The morning was chilly, the marine layer still firmly blanketing the Balboa Peninsula.
"This is Ground Zero for what people think about as Newport Beach," said longtime resident and developer Bob Olson.
The grounds of Newport Beach's now-vacant former City Hall didn't look like much. A remote religious shrine tucked in the wilds of Thailand might have had more visitors at that moment.
But Olson, looking at what for decades had served as the city's civic core, along Newport Boulevard, saw a unique 130-room hotel, complete with a spa, rooftop bar and upscale dining options, built in a style that would pay tribute to the community's nautical history.
On Tuesday, from the still glitteringly new confines of a much different City Hall near Newport Center, the Newport Beach City Council will consider whether to accept a staff recommendation and move forward with Olson's vision or choose one of two other proposals for the 4.3-acre site. At the 7 p.m. meeting, the public will also have one more chance to weigh in on the matter.
The Shopoff Group, which is also working with the city on the planned Uptown Newport development near John Wayne Airport, proposed a mixed-use residential development, with 99 units renting for an average of about $5,058 per month. The proposal also includes underground parking, along with a public plaza and 15,000 square feet of commercial space.

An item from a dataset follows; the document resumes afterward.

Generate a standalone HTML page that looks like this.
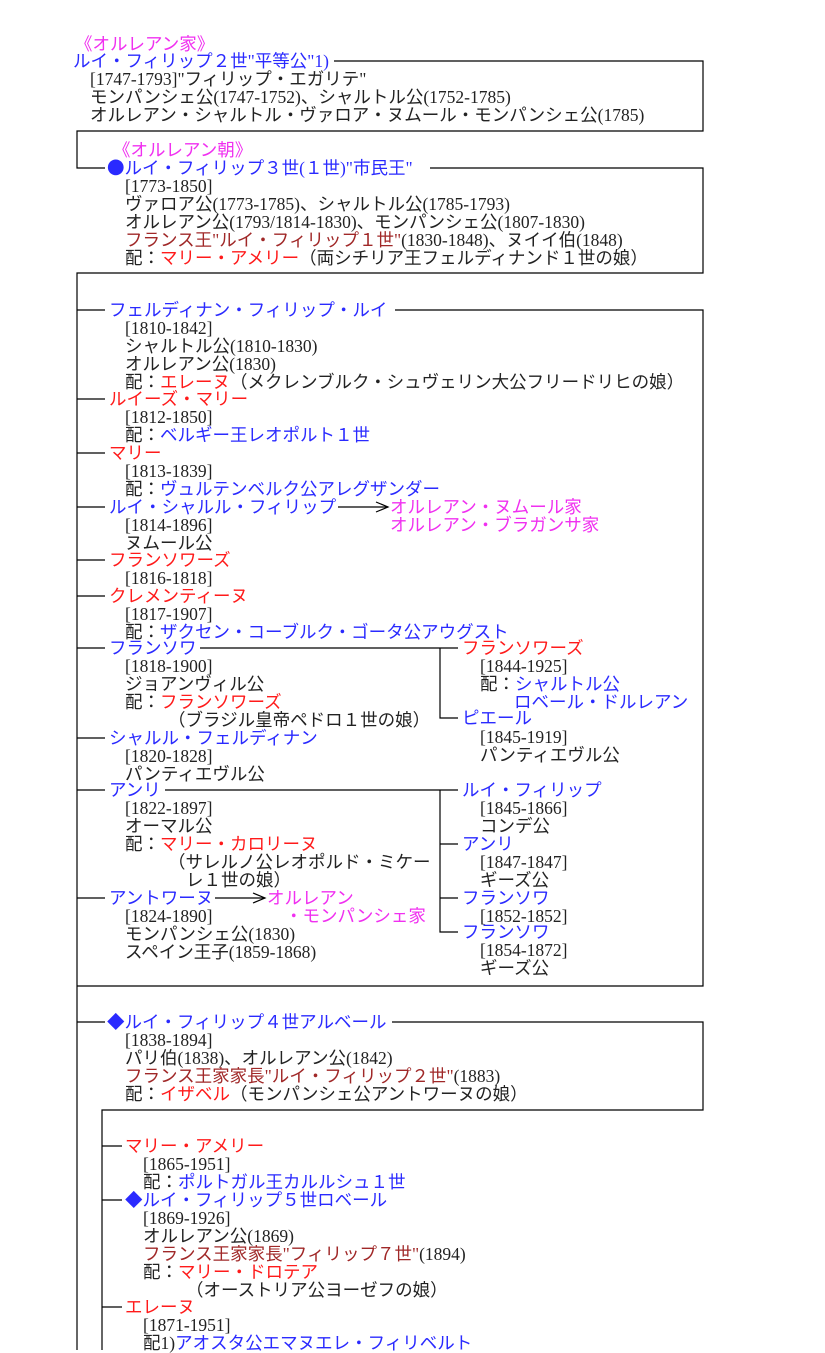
<!DOCTYPE html>
<html><head><meta charset="utf-8"><style>
body{margin:0;background:#fff;width:825px;height:1350px;position:relative;overflow:hidden;font-family:"Liberation Serif","Noto Sans CJK JP",serif;font-size:17.5px;color:#222}
.l{position:absolute;white-space:nowrap;line-height:18px;height:18px}
.b{color:#2a2aff}.r{color:#ff1a1a}.d{color:#a02828}.m{color:#f030f0}
.j{font-family:"Noto Sans CJK JP",sans-serif}
svg{position:absolute;left:0;top:0}
</style></head><body>
<svg width="825" height="1350" stroke="#000" stroke-width="1.2" fill="none">
<polyline points="334,61 703,61 703,131 77,131 77,168 105,168"/>
<polyline points="430,168 703,168 703,273 77,273 77,1350"/>
<line x1="77" y1="310" x2="105" y2="310"/>
<polyline points="395,310 703,310 703,986 77,986"/>
<line x1="77" y1="399" x2="105" y2="399"/>
<line x1="77" y1="453" x2="105" y2="453"/>
<line x1="77" y1="507" x2="105" y2="507"/>
<line x1="338" y1="507" x2="388" y2="507"/><polyline points="376,502 388,507 376,512"/>
<line x1="77" y1="560" x2="105" y2="560"/>
<line x1="77" y1="596" x2="105" y2="596"/>
<line x1="77" y1="648" x2="105" y2="648"/>
<line x1="200" y1="648" x2="458" y2="648"/>
<polyline points="440,648 440,718 458,718"/>
<line x1="77" y1="738" x2="105" y2="738"/>
<line x1="77" y1="790" x2="105" y2="790"/>
<line x1="165" y1="790" x2="458" y2="790"/>
<polyline points="440,790 440,932 458,932"/>
<line x1="440" y1="844" x2="458" y2="844"/>
<line x1="440" y1="898" x2="458" y2="898"/>
<line x1="77" y1="898" x2="105" y2="898"/>
<line x1="215" y1="898" x2="265" y2="898"/><polyline points="253,893 265,898 253,903"/>
<line x1="77" y1="1022" x2="105" y2="1022"/>
<polyline points="392,1022 703,1022 703,1110 102,1110 102,1350"/>
<line x1="102" y1="1146" x2="122" y2="1146"/>
<line x1="102" y1="1200" x2="122" y2="1200"/>
<line x1="102" y1="1307" x2="122" y2="1307"/>
</svg>
<div class="l m" style="left:75px;top:35px">《オルレアン家》</div>
<div class="l b" style="left:73px;top:52px">ルイ・フィリップ２世"平等公"1)</div>
<div class="l" style="left:90px;top:70px">[1747-1793]"フィリップ・エガリテ"</div>
<div class="l" style="left:90px;top:88px">モンパンシェ公(1747-1752)、シャルトル公(1752-1785)</div>
<div class="l" style="left:90px;top:106px">オルレアン・シャルトル・ヴァロア・ヌムール・モンパンシェ公(1785)</div>
<div class="l m" style="left:113px;top:141px">《オルレアン朝》</div>
<div class="l b" style="left:107px;top:159px"><span class="j">●</span>ルイ・フィリップ３世(１世)"市民王"</div>
<div class="l" style="left:125px;top:177px">[1773-1850]</div>
<div class="l" style="left:125px;top:195px">ヴァロア公(1773-1785)、シャルトル公(1785-1793)</div>
<div class="l" style="left:125px;top:213px">オルレアン公(1793/1814-1830)、モンパンシェ公(1807-1830)</div>
<div class="l" style="left:125px;top:231px"><span class="d">フランス王"ルイ・フィリップ１世"</span>(1830-1848)、ヌイイ伯(1848)</div>
<div class="l" style="left:125px;top:249px">配：<span class="r">マリー・アメリー</span>（両シチリア王フェルディナンド１世の娘）</div>

<div class="l b" style="left:109px;top:301px">フェルディナン・フィリップ・ルイ</div>
<div class="l" style="left:125px;top:319px">[1810-1842]</div>
<div class="l" style="left:125px;top:337px">シャルトル公(1810-1830)</div>
<div class="l" style="left:125px;top:355px">オルレアン公(1830)</div>
<div class="l" style="left:125px;top:373px">配：<span class="r">エレーヌ</span>（メクレンブルク・シュヴェリン大公フリードリヒの娘）</div>
<div class="l r" style="left:109px;top:390px">ルイーズ・マリー</div>
<div class="l" style="left:125px;top:408px">[1812-1850]</div>
<div class="l" style="left:125px;top:426px">配：<span class="b">ベルギー王レオポルト１世</span></div>
<div class="l r" style="left:109px;top:444px">マリー</div>
<div class="l" style="left:125px;top:462px">[1813-1839]</div>
<div class="l" style="left:125px;top:480px">配：<span class="b">ヴュルテンベルク公アレグザンダー</span></div>
<div class="l b" style="left:109px;top:498px">ルイ・シャルル・フィリップ</div>
<div class="l m" style="left:390px;top:498px">オルレアン・ヌムール家</div>
<div class="l m" style="left:390px;top:516px">オルレアン・ブラガンサ家</div>
<div class="l" style="left:125px;top:516px">[1814-1896]</div>
<div class="l" style="left:125px;top:534px">ヌムール公</div>
<div class="l r" style="left:109px;top:551px">フランソワーズ</div>
<div class="l" style="left:125px;top:569px">[1816-1818]</div>
<div class="l r" style="left:109px;top:587px">クレメンティーヌ</div>
<div class="l" style="left:125px;top:605px">[1817-1907]</div>
<div class="l" style="left:125px;top:623px">配：<span class="b">ザクセン・コーブルク・ゴータ公アウグスト</span></div>

<div class="l b" style="left:109px;top:639px">フランソワ</div>
<div class="l" style="left:125px;top:657px">[1818-1900]</div>
<div class="l" style="left:125px;top:675px">ジョアンヴィル公</div>
<div class="l" style="left:125px;top:693px">配：<span class="r">フランソワーズ</span></div>
<div class="l" style="left:168px;top:711px">（ブラジル皇帝ペドロ１世の娘）</div>
<div class="l r" style="left:462px;top:639px">フランソワーズ</div>
<div class="l" style="left:480px;top:657px">[1844-1925]</div>
<div class="l" style="left:480px;top:675px">配：<span class="b">シャルトル公</span></div>
<div class="l b" style="left:514px;top:693px">ロベール・ドルレアン</div>
<div class="l b" style="left:462px;top:709px">ピエール</div>
<div class="l" style="left:480px;top:728px">[1845-1919]</div>
<div class="l" style="left:480px;top:746px">パンティエヴル公</div>
<div class="l b" style="left:109px;top:729px">シャルル・フェルディナン</div>
<div class="l" style="left:125px;top:747px">[1820-1828]</div>
<div class="l" style="left:125px;top:765px">パンティエヴル公</div>

<div class="l b" style="left:109px;top:781px">アンリ</div>
<div class="l" style="left:125px;top:799px">[1822-1897]</div>
<div class="l" style="left:125px;top:817px">オーマル公</div>
<div class="l" style="left:125px;top:835px">配：<span class="r">マリー・カロリーヌ</span></div>
<div class="l" style="left:168px;top:853px">（サレルノ公レオポルド・ミケー</div>
<div class="l" style="left:186px;top:871px">レ１世の娘）</div>
<div class="l b" style="left:109px;top:889px">アントワーヌ</div>
<div class="l m" style="left:267px;top:889px">オルレアン</div>
<div class="l m" style="left:285px;top:907px">・モンパンシェ家</div>
<div class="l" style="left:125px;top:907px">[1824-1890]</div>
<div class="l" style="left:125px;top:925px">モンパンシェ公(1830)</div>
<div class="l" style="left:125px;top:943px">スペイン王子(1859-1868)</div>
<div class="l b" style="left:462px;top:781px">ルイ・フィリップ</div>
<div class="l" style="left:480px;top:799px">[1845-1866]</div>
<div class="l" style="left:480px;top:817px">コンデ公</div>
<div class="l b" style="left:462px;top:835px">アンリ</div>
<div class="l" style="left:480px;top:853px">[1847-1847]</div>
<div class="l" style="left:480px;top:871px">ギーズ公</div>
<div class="l b" style="left:462px;top:889px">フランソワ</div>
<div class="l" style="left:480px;top:907px">[1852-1852]</div>
<div class="l b" style="left:462px;top:923px">フランソワ</div>
<div class="l" style="left:480px;top:941px">[1854-1872]</div>
<div class="l" style="left:480px;top:959px">ギーズ公</div>

<div class="l b" style="left:107px;top:1013px"><span class="j">◆</span>ルイ・フィリップ４世アルベール</div>
<div class="l" style="left:125px;top:1031px">[1838-1894]</div>
<div class="l" style="left:125px;top:1049px">パリ伯(1838)、オルレアン公(1842)</div>
<div class="l" style="left:125px;top:1067px"><span class="d">フランス王家家長"ルイ・フィリップ２世"</span>(1883)</div>
<div class="l" style="left:125px;top:1085px">配：<span class="r">イザベル</span>（モンパンシェ公アントワーヌの娘）</div>
<div class="l r" style="left:125px;top:1137px">マリー・アメリー</div>
<div class="l" style="left:143px;top:1155px">[1865-1951]</div>
<div class="l" style="left:143px;top:1173px">配：<span class="b">ポルトガル王カルルシュ１世</span></div>
<div class="l b" style="left:125px;top:1191px"><span class="j">◆</span>ルイ・フィリップ５世ロベール</div>
<div class="l" style="left:143px;top:1209px">[1869-1926]</div>
<div class="l" style="left:143px;top:1227px">オルレアン公(1869)</div>
<div class="l d" style="left:143px;top:1245px">フランス王家家長"フィリップ７世"<span style="color:#222">(1894)</span></div>
<div class="l" style="left:143px;top:1263px">配：<span class="r">マリー・ドロテア</span></div>
<div class="l" style="left:186px;top:1281px">（オーストリア公ヨーゼフの娘）</div>
<div class="l r" style="left:125px;top:1298px">エレーヌ</div>
<div class="l" style="left:143px;top:1316px">[1871-1951]</div>
<div class="l" style="left:143px;top:1334px">配1)<span class="b">アオスタ公エマヌエレ・フィリベルト</span></div>
</body></html>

Sonnenblick Development proposed a luxury hotel, but at a higher price point than the one proposed by Olson's firm, RD Olson Development. Sonnenblick's proposed 148 rooms would go for an average daily rate of $371, versus Olson's $279. The proposed Sonnenblick hotel, which would include about a dozen each of townhouse suites and free-standing villas, would also have a spa and rooftop bar, as well as underground parking.
According to the report, the RD Olson proposal fit best with the city's vision of the surrounding Lido Village, architecturally and in terms of public access. Furthermore, while both hotels were projected to better stimulate activity in the area than homes, concerns about the viability of the Sonnenblick hotel because of its high price point meant the RD Olson proposal won out with staff on an economic level.
Residents and officials hope that whichever project is chosen, it will revitalize Lido Village, which has languished with vacant storefronts and little tourist traffic.
Olson said that if the Lido House Hotel — the name his firm proposed — were built, guests would spend money eating out at nearby restaurants before biking to the Balboa Fun Zone, and Newport residents would grab coffee at the hotel's coffee shop or enjoy a night out at the hotel's bar.
He pointed out a row of sleepy storefronts along 32nd Street.
"Guests will be coming here to experience Newport Beach, and we encourage our guests to come out and explore this area," he said. "Let's say your family owns this building, so they say, 'Let's fix it up, now that we've got some economic activity.'"
Although the vast majority of community members who've spoken on the matter have echoed that logic, pushing for a hotel over residential units, Bill Shopoff, principal of the Shopoff Group, said he saw unanswered questions in the hotel proposals, particularly with regard to bed tax projections.
According to the city's staff report, which culled information from the companies' respective proposals, the RD Olson hotel would generate about $1.13 million per year in tax revenue for the city and pay about $420,000 per year to the city in rent, for a total approaching $1.55 million.
All three proposals involve a 99-year lease. Other details would be negotiated with the chosen company.
The Sonnenblick hotel, similarly, was projected to generate for the city significantly more in tax revenue in a typical year, $1.59 million, than it would from its lease, which would generate about $600,000 in a year, for a total of $2.19 million.
The Shopoff complex, on the other hand, is projected to generate $230,000 in taxes during a year, while its lease is projected to generate $1.01 million in a year.
But Shopoff cautioned that the transient occupancy tax projections might be optimistic, given the many economic factors that could affect a hotel — not to mention the long planning and development process, which will require Coastal Commission input.
"I think our economics are comparable to or superior to the economics of a hotel," Shopoff said. "If the hotel were going to be built today, I'd be more certain, but that market changes more rapidly. I don't think the project will begin construction for several more years."
At various public meetings about the site's redevelopment, including an April study session on the proposals, questions about parking have arisen.